Over the course of 28 seasons, Dr. Steven Smith has coached hundreds of student-athletes at Hope College. Today, the accomplished soccer coach expressed special gratitude to all those who have played for him — and inspired him — through the years.
Smith, 58, is retiring as head coach of the Flying Dutchmen after a distinguished
three-decade career. Smith made the announcement this afternoon.
“So many amazing young men and support staff have entered into this program, and into my life, throughout these years. They have changed me profoundly,” Smith said. “The successes we’ve attained can be attributed to the team. I have been proud to be a part of this program.”
Although his tenure as coach has ended, Smith won’t be far away. He will continue
teaching at Hope as a professor of kinesiology.
“I am very excited about the future for Hope Men’s Soccer,” he said.
A nationwide search for a new coach will begin immediately, co-Athletic Director Tim Schoonveld said.
Smith concludes his time as a Hope coach with a 372-154-44 record that puts him 11th in wins among active Division III men’s soccer coaches after the 2017 season. He is in the top 50 nationally with a .691 career winning percentage.
Schoonveld applauds Smith’s impact both on the field and off.
“Today we celebrate with Steven his outstanding coaching career at Hope College. Having built an excellent men’s soccer program, he leaves a tremendous legacy here,” Schoonveld said. “Beyond achieving success on the field, he has transformed students’ lives in ways that endure long after their graduation. We are grateful for all Steven has done for the soccer program and look forward to his great work continuing in other areas on campus. It has been an honor to work with him.”
Smith became Hope’s coach in 1990 after spending two seasons as an assistant coach at Manchester, Indiana. He guided the Flying Dutchmen to 11 NCAA Tournament appearances, including a 2011 trip to the national quarterfinals. He was voted the Midwest Region Coach of the Year in 1994 after his Flying Dutchmen posted a 16-2-3 record and made their first postseason appearance.
In MIAA play, Smith led Hope to nine MIAA championships and a league record of 251-92-25. He is one of three coaches in league history to achieve the 200-win milestone, joining Hardy Fuchs of Kalamazoo (254 wins from 1971 to 2002) and Marv Zuidema of Calvin (214 wins from 1970 to 1997). Among other accomplishments under his leadership, in 1996 his Flying Dutchmen became the first MIAA men’s soccer team to win three consecutive outright league championships, and in 2005, Hope won a school-record 13 games against MIAA opponents en route to a league title.

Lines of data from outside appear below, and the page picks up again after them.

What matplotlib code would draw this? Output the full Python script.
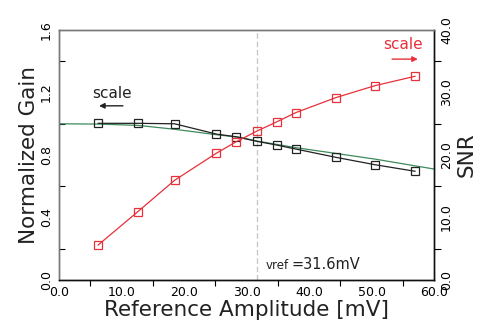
import numpy as np
import matplotlib.pyplot as plt
from matplotlib.ticker import MultipleLocator

plt.rcParams['font.family'] = ['DejaVu Sans']

# measured points
amp = [6.3, 12.6, 18.5, 25.2, 28.3, 31.6, 34.8, 37.9, 44.3, 50.5, 56.9]
gain = [1.003, 1.003, 1.0, 0.934, 0.917, 0.888, 0.864, 0.838, 0.785, 0.738, 0.696]
snr = [5.6, 10.9, 15.95, 20.3, 22.1, 23.8, 25.3, 26.8, 29.2, 31.1, 32.6]

# theory curve
th_amp = [0, 6.3, 12.6, 18.5, 25.2, 29.0, 31.6, 37.9, 44.3, 50.5, 60.0]
th_gain = [1.0, 0.998, 0.99, 0.965, 0.93, 0.913, 0.89, 0.847, 0.81, 0.774, 0.71]

vref = 31.6

fig = plt.figure(figsize=(4.8, 3.34), dpi=100)
ax = fig.add_axes([0.1223, 0.1617, 0.7827, 0.7483])
ax2 = ax.twinx()

red = '#e8303a'
ax.plot(th_amp, th_gain, color='#3d8a5c', lw=0.9, zorder=2)
ax.plot(amp, gain, color='#222222', lw=0.9, marker='s', ms=6, mfc='none', mec='#222222', mew=0.9, zorder=3)
ax2.plot(amp, snr, color=red, lw=0.9, marker='s', ms=6, mfc='none', mec=red, mew=0.9)
ax.axvline(vref, color='#c8c8c8', lw=1.0, ls=(0, (4, 2)), zorder=1)

ax.set_xlim(0, 60)
ax.set_ylim(0, 1.6)
ax2.set_ylim(0, 40)

ax.set_xticks(np.arange(0, 61, 10))
ax.set_xticklabels(['%.1f' % v for v in np.arange(0, 61, 10)], fontsize=9)
ax.set_xticks(np.arange(5, 60, 10), minor=True)
ax.tick_params(axis='x', which='major', length=0, pad=4)
ax.tick_params(axis='x', which='minor', direction='out', length=4, width=0.8)

ax.set_yticks(np.arange(0, 1.61, 0.4))
ax.set_yticklabels(['%.1f' % v for v in np.arange(0, 1.61, 0.4)], fontsize=9, rotation=90, va='center')
ax.set_yticks(np.arange(0.2, 1.6, 0.4), minor=True)
ax.tick_params(axis='y', which='major', length=0, pad=4)
ax.tick_params(axis='y', which='minor', direction='in', length=4, width=0.8)

ax2.set_yticks(np.arange(0, 41, 10))
ax2.set_yticklabels(['%.1f' % v for v in np.arange(0, 41, 10)], fontsize=9, rotation=90, va='center')
ax2.set_yticks(np.arange(5, 40, 10), minor=True)
ax2.tick_params(axis='y', which='major', length=0, pad=4)
ax2.tick_params(axis='y', which='minor', direction='out', length=5, width=0.8)

for a in (ax, ax2):
    a.spines['left'].set_color('#777777')
    a.spines['top'].set_color('#777777')
    a.spines['bottom'].set_color('#111111')
    a.spines['right'].set_color('#111111')
    for s in a.spines.values():
        s.set_linewidth(1.0)

ax.set_xlabel('Reference Amplitude [mV]', fontsize=15.5, labelpad=1, color='#222222')
ax.set_ylabel('Normalized Gain', fontsize=15.5, labelpad=1, color='#222222')
ax2.set_ylabel('SNR', fontsize=15.5, labelpad=3, color='#222222')

ax.text(5.4, 1.165, 'scale', fontsize=11, color='#222222')
ax.annotate('', xy=(6.0, 1.115), xytext=(10.7, 1.115),
            arrowprops=dict(arrowstyle='-|>', color='#222222', lw=1.0, mutation_scale=8))
ax.text(51.8, 1.478, 'scale', fontsize=11, color=red)
ax.annotate('', xy=(57.8, 1.414), xytext=(52.8, 1.414),
            arrowprops=dict(arrowstyle='-|>', color=red, lw=1.0, mutation_scale=8))
ax.text(33.0, 0.07, 'vref', fontsize=8.5, color='#222222')
ax.text(37.2, 0.07, '=31.6mV', fontsize=10.5, color='#222222')

fig.savefig('out.png', dpi=100)
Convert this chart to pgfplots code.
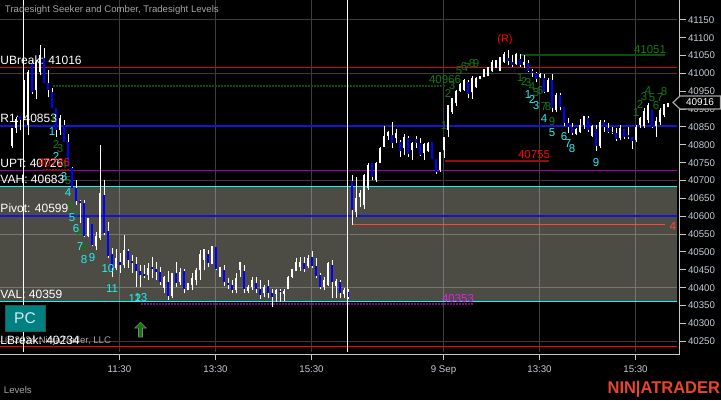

Off the field, Smith has taken Hope students to do service work at the Caribbean Christian Center for the Deaf in Montego Bay, Jamaica every spring break. He has been a mission trip leader for the annual project.
“Throughout my 28 years, most of my best memories have little to do with winning or losing games. Instead, they center around relationships and mutually changed lives because coaching allows us to do life together,” Smith said. “I will miss this current group of players and staff more than I can describe. Their efforts to place Hope College back at the top of our league and compete at the national level is a difficult part to leave behind. I believe in the ability of this team to succeed, and I believe in the future of Hope Soccer.”
Smith expressed appreciation for the support he has received over the years, including the support of associate head coach Lee Schopp, who has served as Smith’s assistant the past 24 seasons after playing for him.
“We cannot accomplish anything of value without recognizing the team as a group and all those who support us,” Smith said. “Thanks must be attributed to everyone who does so much to ensure team success — from those who provide transportation and office support to those who provide athletic administration and sports information. I cannot go without mentioning the spiritual impact of men like Ed Hassenrik and Jon Brown, as they have cared so diligently for our players and for me as a coach.”
“I would like to thank my wife, Nancy, and our family for their unwavering support for me during these many years,” Smith said. “Their blessing me with the ability to travel, compete and recruit over the years cannot be described in brief sentences.”
Smith earned his doctorate in motor development from Michigan State University. His ongoing research focuses on performance and fitness levels in children, with an interest in encouraging healthy behaviors.